At any other time when a kingfisher is in flight, a shutterspeed of anything less than 1/1600s is pretty much useless for freezing the action. But when they hover, you can experiment with slower speeds, as I did in the following shot on the left where the blurred wings turned out all golden on a sunny spring day. Compare that to a regular hovering shot at 1/1600 of a second, which I shot back in the spring of 2015.

I've come to enjoy leisurely walks where I take photographs in an equally leisurely way. But there are times when I, like many of the other photographers, can't help but try to capture the rare spectacle of a kingfisher diving and hunting.

There's some incredible naturally occuring geometry at work here, not only the the form of the kingfisher's body and wings as they streamline to enter the water, but also as they unfold their wings upon entry to slow before snatching their prey.

I was lucky enough to catch the following shot, which almost looks like a butterfly or Rorschach test in its symmetry. The image quality isn't as good as I'd like, but I love it nonetheless.

Of course, it'd be a shame for me to overlook the victims of this dramatic process. Typically they're small minnows or crayfish, and watching kingfishers try to gulp them down can be somewhat entertaining too -- especially if it's a large catch.

The images below document the last moments of two unfortunate crayfish. The one on the right is my personal favorite, as you can practically see the "There go all my life plans" look on his little face.

When mating season rolls around, you'll sometimes see a romantic male bringing some fish to a waiting female as part of the courtship ritual (below). As a Newfoundlander I've heard of this practice, and legend has it that my father presented similar gifts of salt fish to my mom and her family just before I came along.

Kingfishers can even compensate for the refraction of the water's surface when going after a fish. They have a retractable membrane over their their eyes for when they submerge, and you can often see this skin still deployed when a bird comes back and perches after a dive.
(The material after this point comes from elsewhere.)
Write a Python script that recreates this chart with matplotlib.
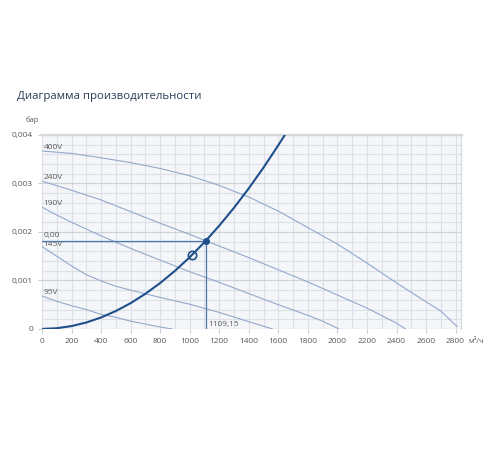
import matplotlib.pyplot as plt
import matplotlib.ticker as mticker

plt.rcParams['font.family'] = ['Open Sans', 'DejaVu Sans']

# fan curves (m3/h, bar)
x400 = [0, 200, 400, 600, 800, 1000, 1200, 1400, 1600, 1800, 2000, 2200, 2400, 2600, 2700, 2810]
y400 = [0.00367, 0.00362, 0.00353, 0.00343, 0.00331, 0.00316, 0.00296, 0.00272, 0.00243,
        0.00209, 0.00175, 0.00136, 0.00095, 0.00056, 0.00037, 0.00005]
x240 = [0, 200, 400, 600, 800, 1000, 1200, 1400, 1600, 1800, 2000, 2200, 2400, 2460]
y240 = [0.00305, 0.00286, 0.00266, 0.00242, 0.00218, 0.00195, 0.00171, 0.00147, 0.00122,
        0.00097, 0.0007, 0.00043, 0.00012, 0.0]
x190 = [0, 100, 200, 400, 600, 800, 1000, 1200, 1400, 1600, 1800, 1900, 2010]
y190 = [0.00251, 0.00235, 0.0022, 0.00192, 0.00166, 0.00142, 0.00118, 0.00096, 0.00073,
        0.0005, 0.00028, 0.00016, 0.0]
x145 = [0, 100, 200, 300, 400, 500, 600, 800, 1000, 1200, 1400, 1560]
y145 = [0.0017, 0.0015, 0.0013, 0.00112, 0.00099, 0.00088, 0.0008, 0.00065, 0.00051,
        0.00034, 0.00015, 0.0]
x95 = [0, 100, 200, 300, 400, 500, 600, 700, 800, 880]
y95 = [0.00068, 0.00057, 0.00048, 0.0004, 0.0003, 0.00024, 0.00016, 0.0001, 0.00004, 0.0]

# system curve
xs = [0, 100, 200, 300, 400, 500, 600, 700, 800, 900, 1000, 1100, 1200, 1300, 1400, 1500, 1600, 1650]
ys = [0, 0.0000148, 0.0000592, 0.000133, 0.000237, 0.00037, 0.000532, 0.000725, 0.000947,
      0.001198, 0.001479, 0.00179, 0.00213, 0.0025, 0.0029, 0.00333, 0.00379, 0.00403]

# working point
qw = 1109.15
pw = 0.00182
q_open = 1013
p_open = 0.00152

curves = [(x400, y400, '400V'), (x240, y240, '240V'), (x190, y190, '190V'),
          (x145, y145, '145V'), (x95, y95, '95V')]

fig = plt.figure(figsize=(5, 4.5), dpi=100)
ax = fig.add_axes([0.084, 0.269, 0.839, 0.431])
ax.set_facecolor('#f4f6f9')

fan_c = '#94a9cc'
dark = '#1f4f8a'
txt_c = '#5a5a5a'
for xx, yy, lab in curves:
    ax.plot(xx, yy, color=fan_c, lw=0.8, zorder=3)
    off = 0.00005 if lab == '145V' else 0.00008
    ax.text(12, yy[0] + off, lab, fontsize=6, color=txt_c, va='center', ha='left', zorder=4)

ax.plot(xs, ys, color=dark, lw=1.5, zorder=5)
ax.plot([0, qw], [pw, pw], color='#4c78ad', lw=0.9, zorder=4)
ax.plot([qw, qw], [0, pw], color='#4c78ad', lw=0.9, zorder=4)
ax.plot([qw], [pw], marker='o', ms=4, color=dark, zorder=6)
ax.plot([q_open], [p_open], marker='o', ms=6, mfc='none', mec=dark, mew=1.2, zorder=6)
ax.text(12, pw + 0.0001, '0,00', fontsize=6, color=txt_c, va='center', ha='left', zorder=6)
ax.text(qw + 15, 0.0001, '1109,15', fontsize=6, color=txt_c, va='center', ha='left', zorder=6)

ax.set_xlim(0, 2840)
ax.set_ylim(0, 0.004)
ax.xaxis.set_major_locator(mticker.MultipleLocator(200))
ax.xaxis.set_minor_locator(mticker.MultipleLocator(100))
ax.yaxis.set_major_locator(mticker.MultipleLocator(0.001))
ax.yaxis.set_minor_locator(mticker.MultipleLocator(0.0002))
ax.yaxis.set_major_formatter(mticker.FuncFormatter(
    lambda v, p: '0' if v == 0 else ('%.3f' % v).replace('.', ',')))
ax.grid(which='minor', color='#dde0e4', lw=0.8)
ax.grid(which='major', axis='x', color='#dde0e4', lw=0.8)
ax.grid(which='major', axis='y', color='#cfd3d8', lw=0.9)
ax.set_axisbelow(True)
ax.tick_params(which='major', labelsize=6, labelcolor=txt_c, color='#c8ccd1', length=3, width=0.8)
ax.tick_params(which='minor', length=0)
for s in ['left', 'bottom']:
    ax.spines[s].set_visible(False)
ax.spines['top'].set_color('#d5d9de')
ax.spines['top'].set_linewidth(1.6)
ax.spines['right'].set_color('#d5d9de')
ax.spines['right'].set_linewidth(0.8)

fig.text(0.034, 0.785, 'Диаграмма производительности', fontsize=8.2, color='#2b3c5a', va='center')
fig.text(0.05, 0.733, 'бар', fontsize=5.5, color=txt_c, va='center')
fig.text(0.937, 0.241, 'м³/ч', fontsize=5.5, color=txt_c, va='center')

plt.savefig('out.png')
A kingfisher's dive is a spectacle of fierce action and brilliant color, and from start to finish it's just a few seconds. Some photographers, like Paul Sawer in the UK, will go so far as to set up a fish tank in a river as bait, attracting birds to a certain spot where they can be more easily photographed when they dive. Here in Japan, I don't think I would be so intrusive in my approach, though it certainly sounds tempting. It's an incredible sight. I've captured a few shots of attacking kingfishers, but I've yet to get a crisp, noiseless image that I'm completely satisfied with. I'm happy to share a few here on the web, but I'm always disappointed when I print them. In any case, I'm still having lots of fun. Incremental improvements. Baby steps.

The image of a diving kingfisher is an inspiring one. Its streamlined shape was mimicked by designers of the Shinkansen bullet train design back in the 90s. Trains would often emit a loud boom when they emerged from tunnels, but JR’s Eiji Nakatsu -- who was a hobbyist kingfisher photographer outside of work — thought the answer to the problem could be this little blue bird. Sure enough, by doing so the trains no longer emitted that boom after they adopted that design, and they also saved about 10 to 15% of their energy with this more aerodynamic shape.

In search of a style

When you shoot the same subject in the same environment for years, it's a challenge keep the images fresh. For my first few years here, standing on the river's edge shoulder-to-shoulder with other photographers raises the question, "How is my image different from what all these guys are shooting?" But I've found that by experimenting with sunlight and shade and different exposures, sometimes even counter-intuitively shooting into the sun on a bright morning, I can create some fun effects. Many of the images I've presented on this page have a warm feeling, with a blown-out background, and I'm really enjoying experimenting with this technique.

And this spring, as last spring, myself and my aged associates held a photo exhibition in a local park to show off our work under the cherry blossoms. For the first time I felt I have a strong batch of photos to put forth – and by “put forth,” I mean hang in clear vinyl cases on a chain link fence for passers-by to peruse. The venue is admittedly crude, but the pictures these guys shoot are insanely good. Many of those photos that I exhibited are here in this article, and I hope you've enjoyed them. I still have lots to learn, and I'm enjoying that process.